Chinos
Mientras todo esto ocurre, voy contándole mentalmente a un niño imaginario lo que sucede
“Antes de hablar del mundo a un niño, conviene aceptar la premisa de que el mundo resulta inexplicable”, le dice un hombre mayor a uno joven mojando un churro en el café con leche. Son las nueve de la mañana de un lunes turbio y mustio. Deduzco que el hombre mayor es el padre del joven y que ambos acaban de dejar en el colegio al nieto del primero e hijo del segundo. Mientras se enfría el té, me pongo en esa tesitura, en la de explicar el mundo a un niño. En esto, caigo en la cuenta de que me he dejado la cartera en casa y de que no tengo dinero para el desayuno. El camarero dice que no me preocupe, que ya se lo pagaré mañana. Me como la ensaimada, me bebo el té y salgo a la calle dudando si regresar a por la cartera o ir estableciendo a mi paso un reguero de deudas. Me decido por el reguero y dejo a deber también el periódico. Mientras todo esto ocurre, voy contándole mentalmente a un niño imaginario lo que sucede. Le explico que he salido de casa sin dinero, pero que como en el barrio nos conocemos todos, puedo comprar a crédito. El pequeño no dice nada, seguramente porque es lo que me conviene, que no abra la boca.

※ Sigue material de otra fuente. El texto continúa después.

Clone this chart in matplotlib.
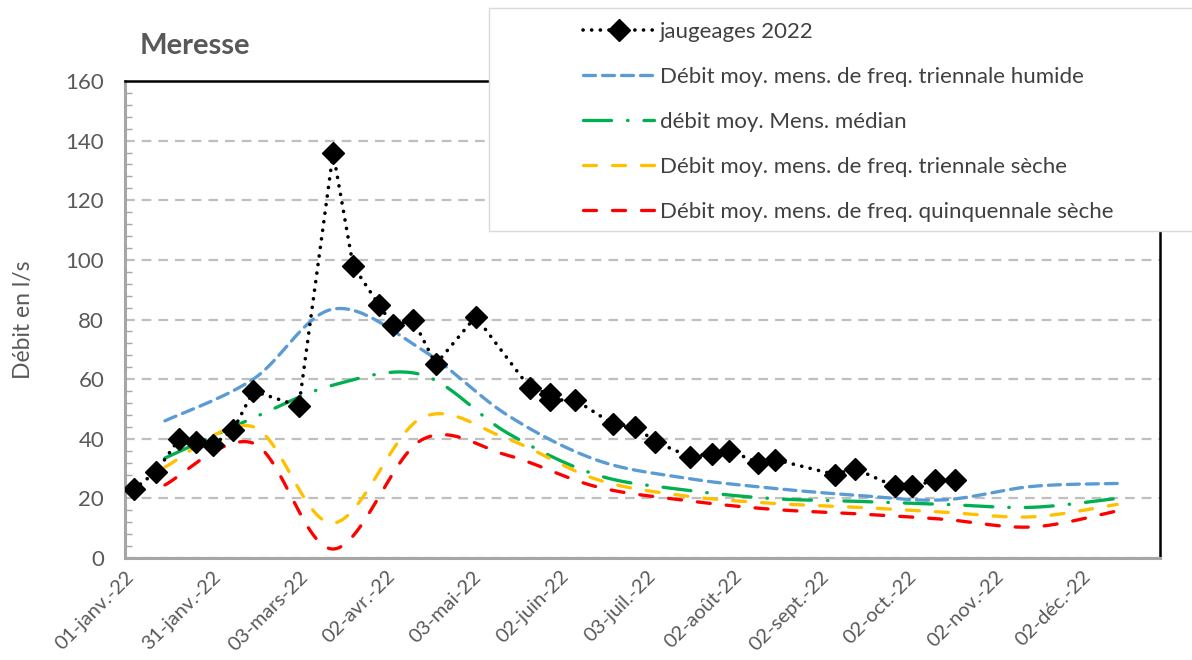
import numpy as np
import matplotlib
matplotlib.use("Agg")
import matplotlib.pyplot as plt
from matplotlib.patches import Rectangle

plt.rcParams['font.family'] = ['Lato', 'DejaVu Sans']
plt.rcParams['lines.scale_dashes'] = False

# jaugeages 2022 (day of year, 0 = 01-janv.-22)
jaug_days = [3, 11, 19, 25, 31, 38, 45, 61, 73, 80, 89, 94, 101, 109, 123, 142,
             149, 149, 158, 171, 179, 186, 198, 206, 212, 222, 228, 249, 256,
             270, 276, 284, 291]
jaug_vals = [23, 29, 40, 39, 38, 43, 56, 51, 136, 98, 85, 78, 80, 65, 81, 57,
             55, 53, 53, 45, 44, 39, 34, 35, 36, 32, 33, 28, 30, 24, 24, 26, 26]

# monthly reference flows (15th of each month)
month_days = [14, 45, 73, 104, 134, 165, 195, 226, 257, 287, 318, 348]
humide = [46, 60, 83.5, 70, 48, 33, 27, 23.5, 21, 19.5, 24, 25]
median = [33.5, 47, 58, 61.5, 42, 28, 23, 20, 19, 18, 17, 20]
seche3 = [30.5, 44, 11.7, 47, 40, 26.5, 21, 18.4, 17, 15.4, 13.8, 18]
seche5 = [24.5, 38.5, 3, 39.6, 34.5, 24, 19.5, 16.4, 14.8, 13, 10.4, 15.8]

tick_days = [0, 30.5, 61, 91.5, 122, 152.5, 183, 213.5, 244, 274.5, 305, 335.5]
tick_labels = ['01-janv.-22', '31-janv.-22', '03-mars-22', '02-avr.-22',
               '03-mai-22', '02-juin-22', '03-juil.-22', '02-août-22',
               '02-sept.-22', '02-oct.-22', '02-nov.-22', '02-déc.-22']


def smooth(x, y, n=30):
	# Excel-like smoothed line: cubic Bezier with Catmull-Rom tangents
	p = np.column_stack([x, y]).astype(float)
	p_ext = np.vstack([p[0], p, p[-1]])
	t = np.linspace(0, 1, n)[:, None]
	out = []
	for i in range(len(p) - 1):
		p0, p1, p2, p3 = p_ext[i], p_ext[i + 1], p_ext[i + 2], p_ext[i + 3]
		c1 = p1 + (p2 - p0) / 6
		c2 = p2 - (p3 - p1) / 6
		seg = (1 - t)**3 * p1 + 3 * (1 - t)**2 * t * c1 + 3 * (1 - t) * t**2 * c2 + t**3 * p2
		out.append(seg if i == 0 else seg[1:])
	out = np.vstack(out)
	return out[:, 0], out[:, 1]


px = 1 / 1.389  # pixel -> point
fig = plt.figure(figsize=(11.92, 6.6), dpi=100)
ax = fig.add_axes([125 / 1192, 1 - 558 / 660, (1160 - 125) / 1192, (558 - 81) / 660])

lw = 3.3 * px
sx, sy = smooth(month_days, humide)
ax.plot(sx, sy, color='#5B9BD5', lw=lw, dashes=(12 * px, 7 * px), dash_capstyle='round',
        label='Débit moy. mens. de freq. triennale humide')
sx, sy = smooth(month_days, median)
ax.plot(sx, sy, color='#00B050', lw=lw, dashes=(28 * px, 16 * px, 0.5 * px, 16 * px),
        dash_capstyle='round', label='débit moy. Mens. médian')
sx, sy = smooth(month_days, seche3)
ax.plot(sx, sy, color='#FFC000', lw=lw, dashes=(13 * px, 16 * px), dash_capstyle='round',
        label='Débit moy. mens. de freq. triennale sèche')
sx, sy = smooth(month_days, seche5)
ax.plot(sx, sy, color='#FF0000', lw=lw, dashes=(13 * px, 16 * px), dash_capstyle='round',
        label='Débit moy. mens. de freq. quinquennale sèche')

ax.plot(jaug_days, jaug_vals, color='black', lw=3.6 * px, dashes=(0.1, 8.5 * px),
        dash_capstyle='round', marker='D', markersize=11.5, zorder=5,
        label='jaugeages 2022')

ax.set_xlim(0, 363)
ax.set_ylim(0, 160)
ax.set_yticks(np.arange(0, 161, 20))
ax.set_yticks(np.arange(0, 161, 4), minor=True)
ax.set_xticks(tick_days)
ax.set_xticklabels(tick_labels, rotation=45, ha='right', rotation_mode='anchor')
ax.tick_params(axis='x', length=0, pad=7, labelsize=14.5, labelcolor='#595959')
ax.tick_params(axis='y', which='major', length=0, pad=15, labelsize=16, labelcolor='#595959')
ax.tick_params(axis='y', which='minor', direction='in', length=5, width=1, color='#A6A6A6')
ax.yaxis.grid(True, color='#BFBFBF', lw=1.6, dashes=(7, 5))
ax.set_axisbelow(True)

for s in ['left', 'bottom']:
	ax.spines[s].set_color('#A6A6A6')
	ax.spines[s].set_linewidth(2.2)
for s in ['top', 'right']:
	ax.spines[s].set_color('black')
	ax.spines[s].set_linewidth(1.8)

ax.set_ylabel('Débit en l/s', fontsize=16.5, color='#595959')
ax.yaxis.set_label_coords(-0.088, 0.5)
fig.text(140 / 1192, 1 - 46 / 660, 'Meresse', fontsize=21, fontweight='bold',
         color='#595959', va='center', ha='left')

# legend box
fig.patches.append(Rectangle((489 / 1192, 1 - 231 / 660), 0.6, (231 - 8) / 660,
                             transform=fig.transFigure, facecolor='white',
                             edgecolor='#D9D9D9', lw=1, zorder=10))
handles, labels = ax.get_legend_handles_labels()
order = [4, 0, 1, 2, 3]
leg = fig.legend([handles[i] for i in order], [labels[i] for i in order],
                 loc='upper left', bbox_to_anchor=(583 / 1192, 1 - 22 / 660),
                 frameon=False, fontsize=16, handlelength=3.2, handletextpad=0.25,
                 labelspacing=1.12, borderpad=0, borderaxespad=0)
leg.set_zorder(11)
for t in leg.get_texts():
	t.set_color('#404040')

fig.savefig('out.png', dpi=100)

Al poco, aparece una señora coja recogiendo con una bolsa de plástico los excrementos de su perro, muy sólidos, y me desvío un poco para que el niño no lo vea y evitar así censurar el aparato digestivo de los mamíferos. Seguimos, pues, nuestro camino hacia la tienda de los chinos donde adquiero, también a cuenta, una barra de pan. Ya a punto de entrar en casa y de despedir al crío imaginario, contento de la lección de economía financiera que le acabo de dar, me mira y me pregunta quiénes son los chinos. Otro día te lo explico, le digo cerrando la puerta rápido, para que no se cuele detrás de mí.